In his report Mr Justice McCracken observed of Mr Lowry: “It is an appalling situation that a government minister and chairman of a parliamentary party (Fine Gael) can be seen to be consistently benefiting from the black economy from shortly after he was first elected to Dáil Éireann. If such a person can behave in this way without serious sanctions being imposed, it becomes very difficult to condemn others who similarly flout the law.”
It would be very damaging, the judge said, “if there was a public perception that a person in the position of government minister and member of Cabinet was able to ignore with impunity, and indeed cynically evade, both taxation and exchange control laws of the State”.
The 1993 amnesty, introduced by the Taoiseach, Mr Ahern, then minister for finance, contained stiff penalties for people who availed of the amnesty but failed to declare all their hidden income.
However, the legislation barred the Revenue from access to any information submitted by the taxpayer availing of the amnesty. For all the huffing and puffing in the Dáil at the time by Mr Ahern, and the harsh penalties in the legislation, the law itself undermines the Revenue in attempting to prove that someone had misused it.
Notwithstanding that reality, however, Mr Lowry’s case is striking. He told the Dáil in December 1996 he had availed of the 1993 amnesty but now accepted “that some of my tax obligations are still outstanding”. Speaking of the infamous extension to his Co Tipperary home, paid for by Dunnes Stores, he said it “was not designed by me as a tax evasion measure … If someone was trying to hide income, would they not be more likely to put it in, say, an offshore account?”
To which Mr Justice McCracken would observe in his report: “In the light of the fact that Mr Michael Lowry had had two off-shore accounts in his own name, one in the Bank of Ireland in the Isle of Man, and the other in an AIB subsidiary in Jersey, and had held money in an Isle of Man account in the name of Badgeworth Ltd, this part of his (Dáil) statement can be viewed with some astonishment.” Some years later, in 2001, it would emerge via the Moriarty tribunal that Mr Lowry had opened another offshore account – with the Irish Nationwide on the Isle of Man – in September 1996, just months before his Dáil statement.
That account had nothing to do with the 1993 amnesty, but the offshore accounts identified in the McCracken report were used to lodge tens of thousands of pounds in the period before the amnesty. There were other dodgy payments as well, not forgetting the extension on Mr Lowry’s house.
Commenting on the fact that no criminal prosecutions were being prepared in relation to breaches of the amnesty, a spokesman for the Revenue told The Irish Times that such convictions required a burden of proof significantly higher than in civil cases and was simply not available. This does not seem like much of an excuse.
Moreover, a general prohibition in tax law on indictments for offences more than 10 years old probably means that no prosecution will ever be brought by the Revenue in relation the the 1993 amnesty.

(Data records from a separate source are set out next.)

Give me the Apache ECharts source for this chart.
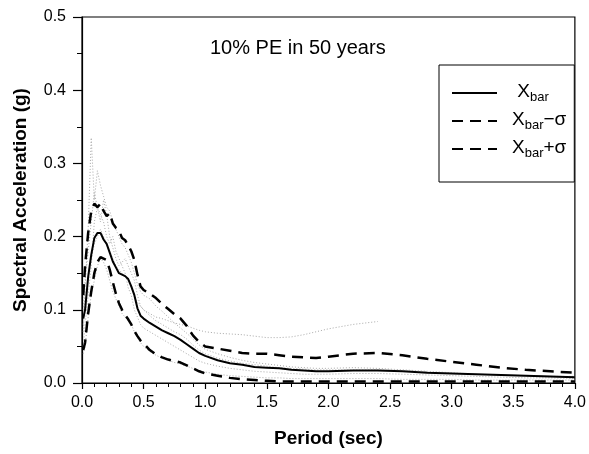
<!DOCTYPE html>
<html>
<head>
<meta charset="utf-8">
<script src="https://cdn.jsdelivr.net/npm/echarts@6/dist/echarts.min.js"></script>
<style>html,body{margin:0;padding:0;background:#fff}#c{width:589px;height:454px}</style>
</head>
<body>
<div id="c"></div>
<script>
const periods = [0.01,0.025,0.05,0.075,0.1,0.125,0.15,0.175,0.2,0.225,0.25,0.275,0.3,0.325,0.35,0.375,0.4,0.425,0.45,0.475,0.5,0.55,0.6,0.65,0.7,0.75,0.8,0.85,0.9,0.95,1.0,1.1,1.2,1.3,1.4,1.5,1.6,1.7,1.8,1.9,2.0,2.2,2.4,2.6,2.8,3.0,3.2,3.4,3.6,3.8,4.0];
const meanSA = [0.088,0.10,0.145,0.175,0.198,0.205,0.205,0.196,0.190,0.178,0.166,0.158,0.150,0.148,0.146,0.142,0.132,0.120,0.102,0.092,0.088,0.082,0.077,0.072,0.068,0.064,0.059,0.053,0.047,0.041,0.037,0.031,0.027,0.025,0.022,0.021,0.020,0.018,0.017,0.016,0.016,0.017,0.017,0.016,0.014,0.013,0.012,0.011,0.010,0.009,0.008];
const meanPlusSigma = [0.12,0.16,0.205,0.235,0.245,0.24,0.245,0.235,0.228,0.232,0.218,0.212,0.208,0.198,0.195,0.188,0.180,0.168,0.148,0.132,0.127,0.122,0.116,0.108,0.101,0.094,0.088,0.078,0.065,0.056,0.050,0.047,0.044,0.041,0.040,0.040,0.038,0.036,0.035,0.034,0.036,0.040,0.041,0.038,0.033,0.029,0.025,0.021,0.018,0.016,0.014];
const meanMinusSigma = [0.045,0.055,0.095,0.125,0.150,0.165,0.172,0.170,0.168,0.155,0.138,0.122,0.109,0.100,0.093,0.087,0.080,0.071,0.064,0.058,0.054,0.045,0.039,0.035,0.032,0.030,0.028,0.024,0.020,0.016,0.013,0.010,0.007,0.005,0.004,0.003,0.002,0.002,0.002,0.002,0.002,0.002,0.002,0.002,0.002,0.002,0.002,0.002,0.002,0.002,0.002];
const recordA = [0.07,0.13,0.21,0.335,0.25,0.29,0.27,0.255,0.24,0.235,0.22,0.21,0.20,0.19,0.185,0.175,0.165,0.15,0.135,0.125,0.12,0.115,0.105,0.098,0.09,0.082,0.075,0.068,0.06,0.052,0.046,0.04,0.035,0.031,0.028,0.026,0.024,0.022,0.021,0.02,0.02,0.021,0.02,0.018,0.016,0.014,0.012,0.011,0.01,0.009,0.008];
const recordB = [0.08,0.1,0.14,0.17,0.19,0.2,0.21,0.2,0.19,0.18,0.17,0.16,0.155,0.15,0.145,0.14,0.13,0.12,0.11,0.105,0.1,0.095,0.09,0.088,0.085,0.082,0.08,0.078,0.075,0.072,0.07,0.068,0.067,0.066,0.064,0.062,0.062,0.063,0.066,0.07,0.074,0.08,0.084,null,null,null,null,null,null,null,null];
const recordC = [0.05,0.08,0.12,0.16,0.22,0.24,0.23,0.22,0.2,0.19,0.2,0.18,0.17,0.16,0.15,0.13,0.12,0.1,0.09,0.08,0.075,0.07,0.065,0.06,0.055,0.05,0.045,0.04,0.035,0.03,0.027,0.023,0.02,0.018,0.016,0.015,0.014,0.013,0.012,0.012,0.012,0.013,0.013,0.012,0.011,0.01,0.009,0.008,0.007,0.007,0.006];
const recordD = [0.04,0.05,0.09,0.12,0.14,0.16,0.17,0.165,0.155,0.14,0.125,0.115,0.105,0.095,0.09,0.085,0.08,0.07,0.062,0.055,0.05,0.043,0.038,0.034,0.031,0.028,0.026,0.023,0.02,0.017,0.015,0.012,0.01,0.009,0.008,0.007,0.007,0.006,0.006,0.006,0.006,0.006,0.006,0.005,0.005,0.005,0.004,0.004,0.004,0.004,0.004];
const recordE = [0.1,0.14,0.18,0.22,0.26,0.24,0.22,0.25,0.23,0.2,0.185,0.17,0.16,0.165,0.17,0.16,0.15,0.14,0.12,0.105,0.1,0.092,0.085,0.08,0.075,0.07,0.066,0.06,0.052,0.045,0.04,0.034,0.03,0.027,0.025,0.023,0.021,0.02,0.019,0.018,0.018,0.018,0.018,0.017,0.015,0.013,0.012,0.011,0.01,0.009,0.009];
const records = [recordA, recordB, recordC, recordD, recordE];
const titleText = '10% PE in 50 years';
const xName = 'Period (sec)';
const yName = 'Spectral Acceleration (g)';

const pair = arr => periods.map((t, i) => [t, arr[i]]);
const FONT = 'Liberation Sans, Arial, sans-serif';

const series = records.map((r, i) => ({
  name: 'record' + (i + 1), type: 'line', data: pair(r), symbol: 'none', silent: true,
  connectNulls: false,
  itemStyle: { color: '#a8a8a8' },
  lineStyle: { color: '#a8a8a8', width: 1, type: [1, 2] }, z: 1
}));
series.push(
  { name: 'mean', type: 'line', data: pair(meanSA), symbol: 'none', z: 3,
    itemStyle: { color: '#000' },
    lineStyle: { color: '#000', width: 2, type: 'solid' } },
  { name: 'minus', type: 'line', data: pair(meanMinusSigma), symbol: 'none', z: 3,
    itemStyle: { color: '#000' },
    lineStyle: { color: '#000', width: 2.5, type: [11, 7] } },
  { name: 'plus', type: 'line', data: pair(meanPlusSigma), symbol: 'none', z: 3,
    itemStyle: { color: '#000' },
    lineStyle: { color: '#000', width: 2.5, type: [11, 7] } }
);

const chart = echarts.init(document.getElementById('c'), null, { renderer: 'canvas' });
chart.setOption({
  animation: false,
  backgroundColor: '#fff',
  textStyle: { fontFamily: FONT, color: '#000' },
  title: { text: titleText, left: 205, top: 33, textStyle: { fontSize: 20, fontWeight: 'normal', color: '#000', fontFamily: FONT } },
  grid: { left: 82, right: 14, top: 17, bottom: 71, show: true, borderColor: '#000', borderWidth: 1.2 },
  legend: {
    data: ['mean', 'minus', 'plus'],
    orient: 'vertical', left: 439, top: 65,
    padding: [16, 8, 22, 12], itemGap: 5, itemWidth: 45, itemHeight: 14,
    borderColor: '#000', borderWidth: 1, backgroundColor: '#fff',
    selectedMode: false, align: 'left',
    itemStyle: { opacity: 0 },
    formatter: function (n) {
      if (n === 'mean') return '{g|} {x|X}{s|bar}';
      if (n === 'minus') return '{g|}{x|X}{s|bar}{x|\u2212\u03c3}';
      return '{g|}{x|X}{s|bar}{x|+\u03c3}';
    },
    textStyle: {
      fontFamily: FONT, color: '#000', fontSize: 19,
      rich: {
        g: { width: 10 },
        x: { fontSize: 19, fontFamily: FONT, color: '#000', verticalAlign: 'top', lineHeight: 22 },
        s: { fontSize: 13, fontFamily: FONT, color: '#000', verticalAlign: 'bottom', lineHeight: 14, padding: [10, 0, 0, 0] }
      }
    }
  },
  xAxis: {
    type: 'value', min: 0, max: 4, interval: 0.5,
    name: xName, nameLocation: 'middle', nameGap: 46,
    nameTextStyle: { fontSize: 19, fontWeight: 'bold', color: '#000', fontFamily: FONT },
    axisLine: { show: true, onZero: false, lineStyle: { color: '#000', width: 1.2 } },
    axisTick: { show: true, inside: false, length: 6, lineStyle: { color: '#000', width: 1.2 } },
    minorTick: { show: true, splitNumber: 5, length: 4, lineStyle: { color: '#000', width: 1 } },
    axisLabel: { fontSize: 16, color: '#000', margin: 12, fontFamily: FONT, formatter: v => v.toFixed(1) },
    splitLine: { show: false }
  },
  yAxis: {
    type: 'value', min: 0, max: 0.5, interval: 0.1,
    name: yName, nameLocation: 'middle', nameGap: 52,
    nameTextStyle: { fontSize: 19, fontWeight: 'bold', color: '#000', fontFamily: FONT },
    axisLine: { show: true, lineStyle: { color: '#000', width: 1.2 } },
    axisTick: { show: true, inside: false, length: 9, lineStyle: { color: '#000', width: 1.2 } },
    minorTick: { show: true, splitNumber: 2, length: 5, lineStyle: { color: '#000', width: 1 } },
    axisLabel: { fontSize: 16, color: '#000', margin: 16, fontFamily: FONT, formatter: v => v.toFixed(1) },
    splitLine: { show: false }
  },
  series: series
});
</script>
</body>
</html>
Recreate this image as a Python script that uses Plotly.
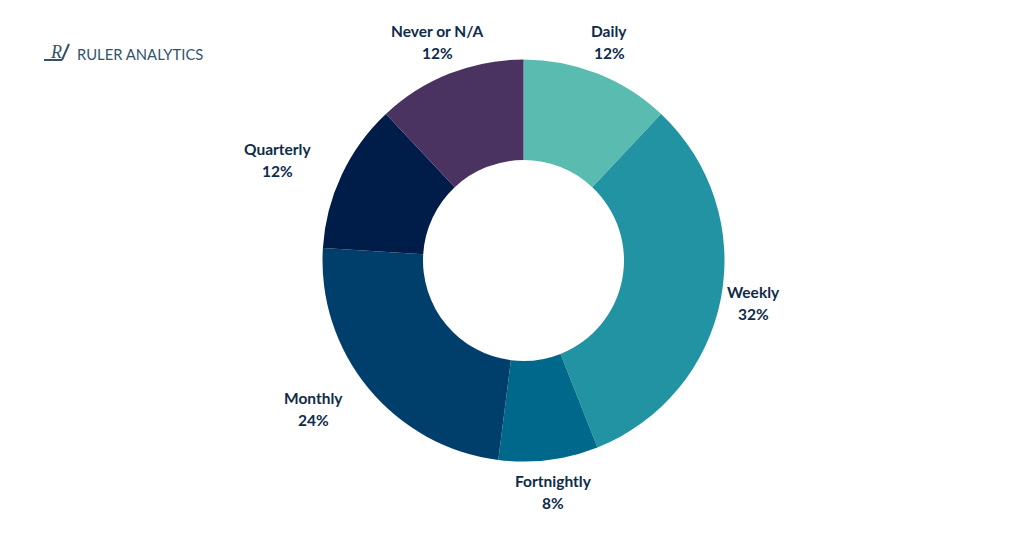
import plotly.graph_objects as go

W = 1024
H = 536

labels = ["Daily", "Weekly", "Fortnightly", "Monthly", "Quarterly", "Never or N/A"]
values = [12, 32, 8, 24, 12, 12]
colors = ["#5ABCB1", "#2193A3", "#00688B", "#003E6B", "#001D4A", "#4A3360"]

# label centres in pixels, name line then percent line 22px below
label_x = [609, 753, 553, 313, 277, 437]
label_y = [31, 292, 481, 398, 149, 31]

NAVY = "#0F2B4A"
LOGO = "#33536B"

fig = go.Figure()

fig.add_trace(go.Pie(
    labels=labels,
    values=values,
    marker=dict(colors=colors, line=dict(width=0)),
    hole=0.5,
    sort=False,
    direction="clockwise",
    rotation=0,
    textinfo="none",
    hoverinfo="label+percent",
    domain=dict(x=[322.5 / W, 724.5 / W], y=[1 - 461.5 / H, 1 - 59.5 / H]),
))

for name, val, x, y in zip(labels, values, label_x, label_y):
    for text, yy in ((name, y), (f"{val}%", y + 22)):
        fig.add_annotation(
            x=x / W, y=1 - yy / H, xref="paper", yref="paper",
            text=f"<b>{text}</b>", showarrow=False,
            xanchor="center", yanchor="middle",
            font=dict(family="Lato", size=15.5, color=NAVY),
        )

# logo
fig.add_annotation(
    x=75 / W, y=1 - 53.5 / H, xref="paper", yref="paper",
    text="RULER ANALYTICS", showarrow=False,
    xanchor="left", yanchor="middle",
    font=dict(family="Lato", size=14.8, color=LOGO),
)
fig.add_annotation(
    x=56 / W, y=1 - 52 / H, xref="paper", yref="paper",
    text="<i>R</i>", showarrow=False,
    xanchor="center", yanchor="middle",
    font=dict(family="Liberation Serif", size=18, color=LOGO),
)
fig.add_shape(type="line", xref="paper", yref="paper",
              x0=44 / W, x1=62 / W, y0=1 - 60 / H, y1=1 - 60 / H,
              line=dict(color=LOGO, width=2))
fig.add_shape(type="line", xref="paper", yref="paper",
              x0=62 / W, x1=69 / W, y0=1 - 60 / H, y1=1 - 44 / H,
              line=dict(color=LOGO, width=2))

fig.update_layout(
    width=W,
    height=H,
    margin=dict(l=0, r=0, t=0, b=0),
    paper_bgcolor="white",
    showlegend=False,
)

# page body has a default 8px margin, drop it so the figure sits at 0,0
fig.write_html(
    "out.html",
    config={"displayModeBar": False},
    post_script="document.body.style.margin = '0';",
)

The fact that the CAB is taking a criminal prosecution against former Fianna Fáil minister, Mr Ray Burke, serves to further highlight the Revenue’s failure. Mr Burke availed of the 1993 amnesty and is being prosecuted (by the CAB) for allegedly making an incorrect return while doing so.
The CAB only becomes involved in a person’s tax affairs if it has already begun investigating the suspected accumulation of assets by that person by way of some non-tax crime (such as suspected corruption in Mr Burke’s case).
Yet the CAB seems less reluctant to get involved in criminal prosecutions than the Revenue. The Office of the Director of Corporate Enforcement has a number of gardaí working with it. So, too, has the Competition Authority.
For some reason the same is not the case with the Revenue. Perhaps it is time a few gardaí were assigned to it. They could even be given total charge of its prosecution role.